* _What you are asked to do_: Output exactly, and only, the lines from the line containing "Recreate this image" through the line containing "ReferenceArea, ReferenceLine, ReferenceDot", both included.

* _Provided material_:
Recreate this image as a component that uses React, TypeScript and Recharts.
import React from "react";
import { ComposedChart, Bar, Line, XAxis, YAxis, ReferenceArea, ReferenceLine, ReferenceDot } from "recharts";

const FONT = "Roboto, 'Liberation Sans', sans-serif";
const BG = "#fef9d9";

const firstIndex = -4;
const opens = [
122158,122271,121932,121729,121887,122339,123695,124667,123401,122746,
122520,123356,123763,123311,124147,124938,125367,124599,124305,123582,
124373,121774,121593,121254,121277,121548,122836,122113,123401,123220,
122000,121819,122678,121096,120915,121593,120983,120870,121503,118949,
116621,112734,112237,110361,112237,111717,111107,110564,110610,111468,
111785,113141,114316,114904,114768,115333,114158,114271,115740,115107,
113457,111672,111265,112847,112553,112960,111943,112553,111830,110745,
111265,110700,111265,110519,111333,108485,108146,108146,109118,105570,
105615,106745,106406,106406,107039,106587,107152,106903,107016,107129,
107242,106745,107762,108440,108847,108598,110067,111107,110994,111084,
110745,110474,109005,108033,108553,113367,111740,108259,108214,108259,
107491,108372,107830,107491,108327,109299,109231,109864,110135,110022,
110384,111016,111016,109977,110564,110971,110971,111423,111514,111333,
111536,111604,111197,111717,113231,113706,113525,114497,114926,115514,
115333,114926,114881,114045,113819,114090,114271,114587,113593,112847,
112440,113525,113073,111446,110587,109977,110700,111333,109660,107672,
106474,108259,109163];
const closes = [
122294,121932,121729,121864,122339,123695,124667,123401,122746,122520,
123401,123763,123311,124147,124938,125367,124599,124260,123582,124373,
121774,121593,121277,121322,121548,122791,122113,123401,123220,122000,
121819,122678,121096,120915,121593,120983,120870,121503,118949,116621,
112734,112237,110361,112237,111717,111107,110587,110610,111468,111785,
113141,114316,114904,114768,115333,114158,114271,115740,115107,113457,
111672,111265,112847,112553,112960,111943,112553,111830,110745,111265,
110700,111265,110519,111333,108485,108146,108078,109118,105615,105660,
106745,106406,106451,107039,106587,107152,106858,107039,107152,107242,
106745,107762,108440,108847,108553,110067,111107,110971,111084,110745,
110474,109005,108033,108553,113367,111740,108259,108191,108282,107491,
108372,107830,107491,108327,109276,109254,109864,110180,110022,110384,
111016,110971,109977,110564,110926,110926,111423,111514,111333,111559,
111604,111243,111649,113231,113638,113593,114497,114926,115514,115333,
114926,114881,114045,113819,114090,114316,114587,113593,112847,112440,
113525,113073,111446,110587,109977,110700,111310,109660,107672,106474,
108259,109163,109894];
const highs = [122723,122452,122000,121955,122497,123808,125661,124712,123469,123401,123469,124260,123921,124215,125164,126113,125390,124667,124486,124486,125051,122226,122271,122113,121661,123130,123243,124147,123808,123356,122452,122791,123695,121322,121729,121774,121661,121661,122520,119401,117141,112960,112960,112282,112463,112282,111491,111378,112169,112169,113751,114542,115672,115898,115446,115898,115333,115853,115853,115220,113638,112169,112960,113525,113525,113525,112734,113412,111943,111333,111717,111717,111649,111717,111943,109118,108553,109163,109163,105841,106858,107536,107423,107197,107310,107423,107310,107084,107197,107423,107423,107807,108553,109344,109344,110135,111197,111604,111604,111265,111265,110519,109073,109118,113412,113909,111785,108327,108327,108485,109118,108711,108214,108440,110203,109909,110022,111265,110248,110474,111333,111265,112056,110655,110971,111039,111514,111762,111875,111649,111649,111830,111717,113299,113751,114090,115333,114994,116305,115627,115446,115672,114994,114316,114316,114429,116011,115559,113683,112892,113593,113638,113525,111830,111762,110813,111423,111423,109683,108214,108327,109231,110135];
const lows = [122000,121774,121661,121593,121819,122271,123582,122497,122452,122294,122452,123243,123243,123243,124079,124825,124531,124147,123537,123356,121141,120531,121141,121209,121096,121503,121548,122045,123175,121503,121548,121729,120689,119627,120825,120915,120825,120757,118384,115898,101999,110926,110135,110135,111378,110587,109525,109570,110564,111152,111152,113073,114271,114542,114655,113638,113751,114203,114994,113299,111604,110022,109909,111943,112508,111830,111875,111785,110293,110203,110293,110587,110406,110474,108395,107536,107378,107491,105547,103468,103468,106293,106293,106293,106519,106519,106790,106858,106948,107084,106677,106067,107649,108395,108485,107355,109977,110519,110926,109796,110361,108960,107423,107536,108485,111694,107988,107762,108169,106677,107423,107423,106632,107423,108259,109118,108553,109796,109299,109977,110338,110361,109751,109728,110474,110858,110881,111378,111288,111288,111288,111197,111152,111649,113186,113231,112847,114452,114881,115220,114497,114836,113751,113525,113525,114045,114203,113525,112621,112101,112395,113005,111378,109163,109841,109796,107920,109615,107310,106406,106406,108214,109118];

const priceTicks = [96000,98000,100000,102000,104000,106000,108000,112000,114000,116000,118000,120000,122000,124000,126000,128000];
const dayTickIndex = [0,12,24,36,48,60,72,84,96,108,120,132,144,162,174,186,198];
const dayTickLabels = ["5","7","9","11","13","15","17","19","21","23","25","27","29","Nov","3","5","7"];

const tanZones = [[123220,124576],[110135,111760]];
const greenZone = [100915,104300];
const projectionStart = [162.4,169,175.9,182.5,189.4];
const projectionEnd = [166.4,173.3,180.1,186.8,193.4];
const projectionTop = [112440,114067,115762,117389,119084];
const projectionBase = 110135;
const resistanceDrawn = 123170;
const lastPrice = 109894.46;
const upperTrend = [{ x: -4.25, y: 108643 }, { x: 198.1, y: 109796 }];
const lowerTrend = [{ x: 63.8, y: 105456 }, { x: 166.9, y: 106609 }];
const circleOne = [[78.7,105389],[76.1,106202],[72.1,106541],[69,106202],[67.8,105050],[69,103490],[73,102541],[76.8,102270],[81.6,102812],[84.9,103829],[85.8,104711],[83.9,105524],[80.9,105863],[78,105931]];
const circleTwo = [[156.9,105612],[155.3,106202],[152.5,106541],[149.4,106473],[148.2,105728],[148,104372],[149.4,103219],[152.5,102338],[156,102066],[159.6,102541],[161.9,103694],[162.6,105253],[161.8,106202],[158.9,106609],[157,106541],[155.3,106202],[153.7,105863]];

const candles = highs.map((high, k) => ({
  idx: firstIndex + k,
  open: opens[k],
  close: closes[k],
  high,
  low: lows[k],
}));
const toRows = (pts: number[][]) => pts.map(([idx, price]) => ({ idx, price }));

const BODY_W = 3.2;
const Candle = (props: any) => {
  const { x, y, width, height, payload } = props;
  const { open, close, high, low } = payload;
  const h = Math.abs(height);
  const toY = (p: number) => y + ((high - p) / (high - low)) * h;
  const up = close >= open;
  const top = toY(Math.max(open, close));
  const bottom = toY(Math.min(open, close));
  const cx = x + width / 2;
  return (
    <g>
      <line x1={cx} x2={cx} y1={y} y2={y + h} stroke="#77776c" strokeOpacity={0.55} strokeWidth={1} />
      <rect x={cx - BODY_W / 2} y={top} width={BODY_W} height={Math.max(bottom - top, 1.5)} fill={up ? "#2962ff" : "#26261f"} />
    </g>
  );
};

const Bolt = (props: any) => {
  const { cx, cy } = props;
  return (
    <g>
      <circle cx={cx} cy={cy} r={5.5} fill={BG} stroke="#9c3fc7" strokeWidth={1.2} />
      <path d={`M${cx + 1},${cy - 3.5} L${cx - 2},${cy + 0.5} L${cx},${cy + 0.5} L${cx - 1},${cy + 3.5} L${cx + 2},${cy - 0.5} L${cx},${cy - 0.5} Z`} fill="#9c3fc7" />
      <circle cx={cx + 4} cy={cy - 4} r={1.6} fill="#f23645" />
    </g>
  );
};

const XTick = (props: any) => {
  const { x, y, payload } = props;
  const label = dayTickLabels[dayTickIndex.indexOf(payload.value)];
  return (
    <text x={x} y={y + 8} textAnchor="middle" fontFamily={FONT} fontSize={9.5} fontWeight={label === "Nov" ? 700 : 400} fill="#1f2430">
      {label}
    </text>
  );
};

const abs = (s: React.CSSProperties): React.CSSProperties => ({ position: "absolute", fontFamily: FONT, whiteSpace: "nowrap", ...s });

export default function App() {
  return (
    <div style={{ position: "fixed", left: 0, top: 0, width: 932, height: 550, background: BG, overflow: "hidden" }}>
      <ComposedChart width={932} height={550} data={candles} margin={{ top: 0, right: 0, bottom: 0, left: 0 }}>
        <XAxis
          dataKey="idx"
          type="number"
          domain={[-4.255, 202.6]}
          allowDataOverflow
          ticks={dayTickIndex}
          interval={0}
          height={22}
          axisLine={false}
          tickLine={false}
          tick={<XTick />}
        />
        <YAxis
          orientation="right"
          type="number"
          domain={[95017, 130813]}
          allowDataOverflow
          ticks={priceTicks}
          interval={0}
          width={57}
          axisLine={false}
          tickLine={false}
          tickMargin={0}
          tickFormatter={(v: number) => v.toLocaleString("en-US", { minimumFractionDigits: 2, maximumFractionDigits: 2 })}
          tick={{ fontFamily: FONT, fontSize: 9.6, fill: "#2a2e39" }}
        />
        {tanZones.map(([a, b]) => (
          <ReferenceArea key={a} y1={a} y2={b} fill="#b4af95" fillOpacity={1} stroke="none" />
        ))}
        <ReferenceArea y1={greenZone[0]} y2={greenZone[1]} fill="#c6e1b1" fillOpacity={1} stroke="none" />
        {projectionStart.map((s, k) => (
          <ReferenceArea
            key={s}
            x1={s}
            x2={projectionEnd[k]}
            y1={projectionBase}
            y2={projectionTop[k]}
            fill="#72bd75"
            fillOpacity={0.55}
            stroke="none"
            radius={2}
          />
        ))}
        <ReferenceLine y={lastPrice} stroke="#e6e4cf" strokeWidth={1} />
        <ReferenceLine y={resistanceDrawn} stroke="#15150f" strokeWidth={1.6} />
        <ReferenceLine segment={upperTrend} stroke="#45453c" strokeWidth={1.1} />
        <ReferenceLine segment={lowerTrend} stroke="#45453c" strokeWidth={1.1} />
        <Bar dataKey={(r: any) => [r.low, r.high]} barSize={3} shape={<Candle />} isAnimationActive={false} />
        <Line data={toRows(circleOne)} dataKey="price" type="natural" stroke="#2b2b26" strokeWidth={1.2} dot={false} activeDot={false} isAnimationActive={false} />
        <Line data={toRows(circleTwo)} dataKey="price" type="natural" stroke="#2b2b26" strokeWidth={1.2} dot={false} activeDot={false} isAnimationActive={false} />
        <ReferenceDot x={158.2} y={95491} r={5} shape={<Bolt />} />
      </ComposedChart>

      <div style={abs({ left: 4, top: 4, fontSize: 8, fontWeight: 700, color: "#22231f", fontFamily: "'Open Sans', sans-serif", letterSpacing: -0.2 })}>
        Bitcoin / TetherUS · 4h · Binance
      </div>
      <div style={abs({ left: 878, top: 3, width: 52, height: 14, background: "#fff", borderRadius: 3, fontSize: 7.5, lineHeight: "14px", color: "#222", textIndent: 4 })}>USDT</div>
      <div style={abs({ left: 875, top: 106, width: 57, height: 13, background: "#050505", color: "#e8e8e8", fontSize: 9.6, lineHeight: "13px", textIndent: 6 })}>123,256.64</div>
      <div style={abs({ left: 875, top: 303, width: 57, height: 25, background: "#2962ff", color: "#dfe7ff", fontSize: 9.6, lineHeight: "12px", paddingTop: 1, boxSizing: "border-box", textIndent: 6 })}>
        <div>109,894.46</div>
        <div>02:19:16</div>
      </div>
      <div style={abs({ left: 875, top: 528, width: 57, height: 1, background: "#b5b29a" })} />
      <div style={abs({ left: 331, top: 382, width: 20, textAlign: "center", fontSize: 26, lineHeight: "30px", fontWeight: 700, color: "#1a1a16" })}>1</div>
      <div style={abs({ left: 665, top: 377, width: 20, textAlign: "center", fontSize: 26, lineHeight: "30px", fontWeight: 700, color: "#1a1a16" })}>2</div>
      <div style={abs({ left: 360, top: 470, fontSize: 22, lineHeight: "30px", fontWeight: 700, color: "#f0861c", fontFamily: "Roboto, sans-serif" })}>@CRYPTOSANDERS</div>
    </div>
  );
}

--

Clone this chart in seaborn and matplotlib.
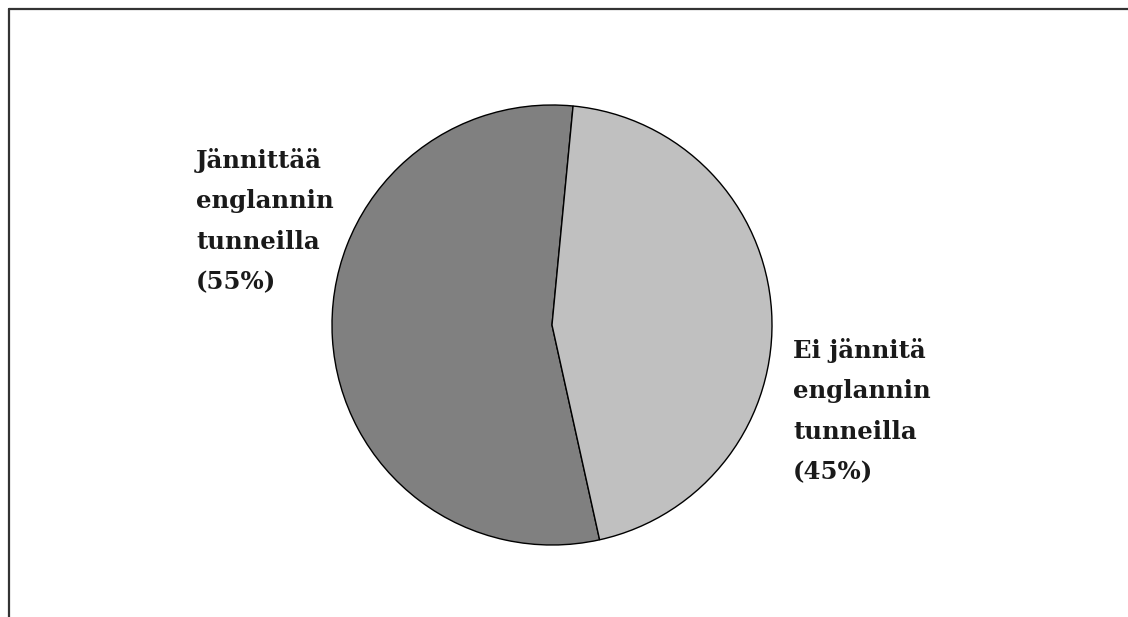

* _Expected answer_:
Recreate this image as a component that uses React, TypeScript and Recharts.
import React from "react";
import { ComposedChart, Bar, Line, XAxis, YAxis, ReferenceArea, ReferenceLine, ReferenceDot } from "recharts";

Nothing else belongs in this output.